Harry Reid: 'I'm Sorry That I Was Misled' On Iraq

WASHINGTON -- Senate Majority Leader Harry Reid said on Wednesday that he deeply regretted his vote to go to war with Iraq in 2003.

"Do you know how I feel about that?" Reid asked during a sit-down interview in his office with The Huffington Post. "I'm sure this is no big surprise," he said, pausing for ten seconds before continuing in a muted voice: "What a mistake."

"I should never have voted for that," Reid went on. "But I accepted what [former Secretary of State] Colin Powell and the others said. But it took me just a matter of a few months to realize it was a bad mistake, and my record speaks for itself. I've spoken out against what was going on, not once, not twice, but lots of times. And I'm sorry that I was misled, but I was, and it was a mistake for me to vote for that war."

Back in 2003, Reid was among several high-profile Senate Democrats who voted for the authorization of force in Iraq, a vote which gave the war effort the imprimatur of bipartisan support. That vote was used against him as his criticism of the war ramped up during the Bush years. When he took to the floor this Wednesday to criticize the neoconservative voices who were calling for President Barack Obama to engage more forcefully in the country, as it grapples with an extremist-fueled insurgency, conservative critics raised it once more.

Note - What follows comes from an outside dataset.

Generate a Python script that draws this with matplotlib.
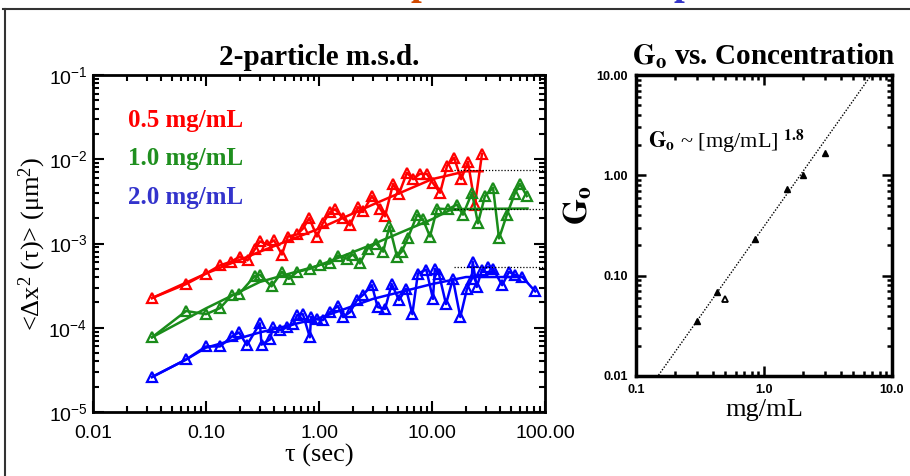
import matplotlib.pyplot as plt
import numpy as np
from matplotlib.ticker import LogLocator, NullFormatter

plt.rcParams['font.family'] = 'Liberation Sans'
plt.rcParams['mathtext.default'] = 'regular'
plt.rcParams['mathtext.fontset'] = 'stix'

# 0.5 mg/mL - raw msd
red_tau = [0.0333, 0.0667, 0.1, 0.133, 0.167, 0.2, 0.233, 0.27, 0.3, 0.35, 0.4, 0.47, 0.53,
           0.64, 0.72, 0.82, 0.96, 1.08, 1.25, 1.39, 1.63, 1.88, 2.21, 2.45, 2.94, 3.47, 3.84,
           4.52, 5.1, 6.0, 6.8, 7.8, 9.0, 10.2, 11.8, 13.6, 15.7, 18.1, 20.8, 24.0, 27.7]
red_msd = [2.25e-4, 3.3e-4, 4.4e-4, 5.5e-4, 6.1e-4, 7.0e-4, 6.3e-4, 8.5e-4, 1.06e-3, 9.7e-4,
           1.09e-3, 7.4e-4, 1.21e-3, 1.28e-3, 1.5e-3, 2.0e-3, 1.21e-3, 1.74e-3, 2.35e-3, 2.55e-3,
           2.0e-3, 1.64e-3, 2.7e-3, 2.4e-3, 3.65e-3, 2.6e-3, 2.1e-3, 5.1e-3, 3.9e-3, 6.9e-3,
           5.8e-3, 6.7e-3, 6.7e-3, 5.2e-3, 4.0e-3, 8.4e-3, 1.04e-2, 5.8e-3, 9.3e-3, 2.9e-3, 1.16e-2]
red_fit_tau = [0.0333, 0.1, 0.3, 1.0, 3.0, 10, 20, 28]
red_fit_msd = [2.25e-4, 4.4e-4, 8.0e-4, 1.5e-3, 2.9e-3, 5.8e-3, 7.2e-3, 7.2e-3]

# 1.0 mg/mL
green_tau = [0.0333, 0.0667, 0.1, 0.133, 0.17, 0.196, 0.27, 0.3, 0.38, 0.47, 0.54, 0.64, 0.83,
             1.02, 1.25, 1.47, 1.77, 2.0, 2.3, 2.7, 3.2, 3.7, 4.2, 4.9, 5.4, 6.1, 7.4, 8.3, 9.6,
             11.1, 13.9, 16.6, 18.8, 22.6, 25.5, 29.4, 34.7, 39.2, 46, 54, 60, 69]
green_msd = [7.7e-5, 1.58e-4, 1.45e-4, 1.71e-4, 2.45e-4, 2.52e-4, 4.1e-4, 4.25e-4, 3.1e-4, 4.6e-4,
             3.8e-4, 4.6e-4, 5.0e-4, 5.6e-4, 5.8e-4, 7.2e-4, 6.6e-4, 7.4e-4, 5.8e-4, 8.7e-4, 1.0e-3,
             8.0e-4, 1.6e-3, 7.0e-4, 8.0e-4, 1.15e-3, 2.2e-3, 1.94e-3, 1.21e-3, 2.6e-3, 2.55e-3,
             2.9e-3, 2.2e-3, 4.0e-3, 1.74e-3, 3.65e-3, 4.6e-3, 1.15e-3, 2.2e-3, 3.9e-3, 5.1e-3, 3.65e-3]
green_fit_tau = [0.0333, 0.1, 0.3, 1.0, 3.0, 10, 15, 70]
green_fit_msd = [7.7e-5, 1.7e-4, 3.5e-4, 5.5e-4, 9.8e-4, 1.94e-3, 2.56e-3, 2.6e-3]

# 2.0 mg/mL
blue_tau = [0.0333, 0.0667, 0.1, 0.133, 0.17, 0.196, 0.23, 0.3, 0.31, 0.37, 0.39, 0.45, 0.52,
            0.59, 0.64, 0.72, 0.83, 0.85, 0.96, 1.08, 1.25, 1.47, 1.63, 1.88, 2.17, 2.45, 2.94,
            3.3, 3.84, 4.4, 5.1, 5.9, 6.7, 7.5, 8.9, 10.2, 10.6, 11.5, 13.3, 15.3, 17.8, 20.4,
            22.5, 22.9, 24.9, 27.7, 31.5, 34.7, 41.8, 48, 54, 63, 82]
blue_msd = [2.6e-5, 4.2e-5, 6.0e-5, 6.0e-5, 7.9e-5, 8.8e-5, 6.2e-5, 1.13e-4, 6.3e-5, 7.3e-5,
            1.01e-4, 9.3e-5, 1.01e-4, 1.1e-4, 1.41e-4, 1.45e-4, 7.7e-5, 1.34e-4, 1.26e-4, 1.23e-4,
            1.53e-4, 1.81e-4, 1.34e-4, 1.53e-4, 2.13e-4, 2.45e-4, 3.2e-4, 1.76e-4, 1.67e-4, 3.3e-4,
            2.13e-4, 2.9e-4, 1.45e-4, 4.4e-4, 4.9e-4, 2.2e-4, 5.0e-4, 4.4e-4, 1.91e-4, 3.8e-4,
            1.34e-4, 2.9e-4, 3.8e-4, 6.1e-4, 3.05e-4, 4.9e-4, 5.3e-4, 5.0e-4, 3.2e-4, 4.6e-4,
            4.25e-4, 4.0e-4, 2.7e-4]
blue_fit_tau = [0.0333, 0.0667, 0.1, 0.3, 1.0, 3.0, 10, 20, 30, 65]
blue_fit_msd = [2.6e-5, 4.2e-5, 5.8e-5, 8.8e-5, 1.3e-4, 2.2e-4, 3.3e-4, 4.0e-4, 4.0e-4, 4.0e-4]

plateau_msd = [7.5e-3, 2.56e-3, 5.3e-4]
plateau_tau = [15.6, 100]

labels = ['0.5 mg/mL', '1.0 mg/mL', '2.0 mg/mL']
line_colors = ['#ff0000', '#1a8c1a', '#0000ff']
text_colors = ['#ff0000', '#1f8f1f', '#3333cc']

# G0 vs concentration
conc = [0.3, 0.43, 0.85, 1.5, 2.0, 3.0]
g0 = [0.035, 0.068, 0.23, 0.73, 1.0, 1.67]
conc_open = [0.5]
g0_open = [0.059]
fit_exp = 1.8
fit_c = np.array([0.15, 6.98])
fit_g = 0.31 * fit_c ** fit_exp

fig = plt.figure(figsize=(9.1, 4.76), dpi=100)

# slide frame + bits of the slide heading cut off at the top
fig.add_artist(plt.Line2D([3 / 910, 1], [1 - 9 / 476] * 2, color='#333333', lw=1.5))
fig.add_artist(plt.Line2D([5 / 910] * 2, [0, 1 - 9 / 476], color='#333333', lw=1.5))
fig.text(421 / 910, 1 + 6 / 476, 'p', color='#d24a00', fontsize=28, fontweight='bold',
         family='Liberation Serif', ha='center', va='baseline')
fig.text(684 / 910, 1 + 6 / 476, 'p', color='#3535c8', fontsize=28, fontweight='bold',
         family='Liberation Serif', ha='center', va='baseline')

# ---- left panel
ax = fig.add_axes([93 / 910, 1 - 412 / 476, 452 / 910, 337 / 476])
series = [(red_tau, red_msd, red_fit_tau, red_fit_msd),
          (green_tau, green_msd, green_fit_tau, green_fit_msd),
          (blue_tau, blue_msd, blue_fit_tau, blue_fit_msd)]
for (t, m, ft, fm), c in zip(series, line_colors):
    ax.plot(ft, fm, color=c, lw=1.8)
    ax.plot(t, m, color=c, lw=1.8, marker='^', mfc='none', mec=c, ms=7, mew=1.6)
for p in plateau_msd:
    ax.plot(plateau_tau, [p, p], color='black', lw=0.9, ls=(0, (1, 1.5)))

ax.set_xscale('log')
ax.set_yscale('log')
ax.set_xlim(0.01, 100)
ax.set_ylim(1e-5, 1e-1)
ax.set_xticks([0.01, 0.1, 1, 10, 100])
ax.set_xticklabels(['0.01', '0.10', '1.00', '10.00', '100.00'])
ax.set_yticks([1e-5, 1e-4, 1e-3, 1e-2, 1e-1])
ax.set_yticklabels(['10$^{-5}$', '10$^{-4}$', '10$^{-3}$', '10$^{-2}$', '10$^{-1}$'])
ax.xaxis.set_minor_locator(LogLocator(base=10, subs=np.arange(2, 10)))
ax.yaxis.set_minor_locator(LogLocator(base=10, subs=np.arange(2, 10)))
ax.xaxis.set_minor_formatter(NullFormatter())
ax.yaxis.set_minor_formatter(NullFormatter())
ax.tick_params(which='both', direction='in', top=True, right=True, width=1.5, labelsize=14)
ax.tick_params(which='major', length=8)
ax.tick_params(which='minor', length=4)
ax.tick_params(axis='x', pad=9)
ax.tick_params(axis='y', pad=4)
for s in ax.spines.values():
    s.set_linewidth(2)

for i, (lab, c) in enumerate(zip(labels, text_colors)):
    ax.text(0.078, 0.865 - i * 0.114, lab, transform=ax.transAxes, color=c, fontsize=18,
            fontweight='bold', family='Liberation Serif', va='center')

ax.set_title('2-particle m.s.d.', fontsize=21, fontweight='bold', family='Liberation Serif', pad=7)
ax.set_xlabel('τ (sec)', fontsize=19, family='Liberation Serif', labelpad=2)
ax.set_ylabel('<Δx$^2$ (τ)> (μm$^2$)', fontsize=19, family='Liberation Serif', labelpad=0)

# ---- right panel
ax2 = fig.add_axes([636 / 910, 1 - 376 / 476, 256 / 910, 301 / 476])
ax2.plot(fit_c, fit_g, color='black', lw=1, ls=(0, (1, 1.2)))
ax2.plot(conc, g0, ls='none', marker='^', color='black', ms=5)
ax2.plot(conc_open, g0_open, ls='none', marker='^', mfc='none', mec='black', ms=5, mew=1.3)
ax2.set_xscale('log')
ax2.set_yscale('log')
ax2.set_xlim(0.1, 10)
ax2.set_ylim(0.01, 10)
ax2.set_xticks([0.1, 1, 10])
ax2.set_xticklabels(['0.1', '1.0', '10.0'])
ax2.set_yticks([0.01, 0.1, 1, 10])
ax2.set_yticklabels(['0.01', '0.10', '1.00', '10.00'])
ax2.xaxis.set_minor_locator(LogLocator(base=10, subs=np.arange(2, 10)))
ax2.yaxis.set_minor_locator(LogLocator(base=10, subs=np.arange(2, 10)))
ax2.xaxis.set_minor_formatter(NullFormatter())
ax2.yaxis.set_minor_formatter(NullFormatter())
ax2.tick_params(which='both', direction='in', top=True, right=True, width=1.8, labelsize=9)
ax2.tick_params(which='major', length=7, pad=6)
ax2.tick_params(which='minor', length=3.5)
for s in ax2.spines.values():
    s.set_linewidth(2.5)
for t in ax2.get_xticklabels() + ax2.get_yticklabels():
    t.set_fontweight('bold')

ax2.text(0.045, 0.78, r'$\mathbf{G_o}$ ~ [mg/mL] $^{\mathbf{1.8}}$', transform=ax2.transAxes,
         fontsize=16, family='Liberation Serif', va='center')
ax2.set_title(r'$\mathbf{G_o}$ vs. Concentration', fontsize=21, fontweight='bold',
              family='Liberation Serif', pad=7)
ax2.set_xlabel('mg/mL', fontsize=19, family='Liberation Serif', labelpad=2)
fig.text(578 / 910, 1 - 205 / 476, r'$\mathbf{G_o}$', rotation=90, fontsize=24,
         ha='center', va='center')

fig.savefig('out.png', dpi=100)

Along with other congressional leaders, Reid went to the White House Wednesday for a meeting on a way forward in the ravaged country. Speaking hours beforehand, he said he would discuss proposals for potential U.S. airstrikes to help beat back an insurgency that has swept across northern Iraq, threatening Baghdad itself. But he insisted that he would firmly oppose any U.S. military involvement that included soldiers re-entering the country

"As far as I'm concerned there shouldn't be a single boot on the ground," Reid said. "There's enough American blood in Iraq that lasts forever."

The majority leader said that should the Obama administration ultimately decide otherwise, or choose to ramp up an air campaign to help deal with the insurgency in Iraq, it would not have to come to Congress to get approval.

"I don't think there needs to be any more authorization," he said. "I think there has been sufficient authorization."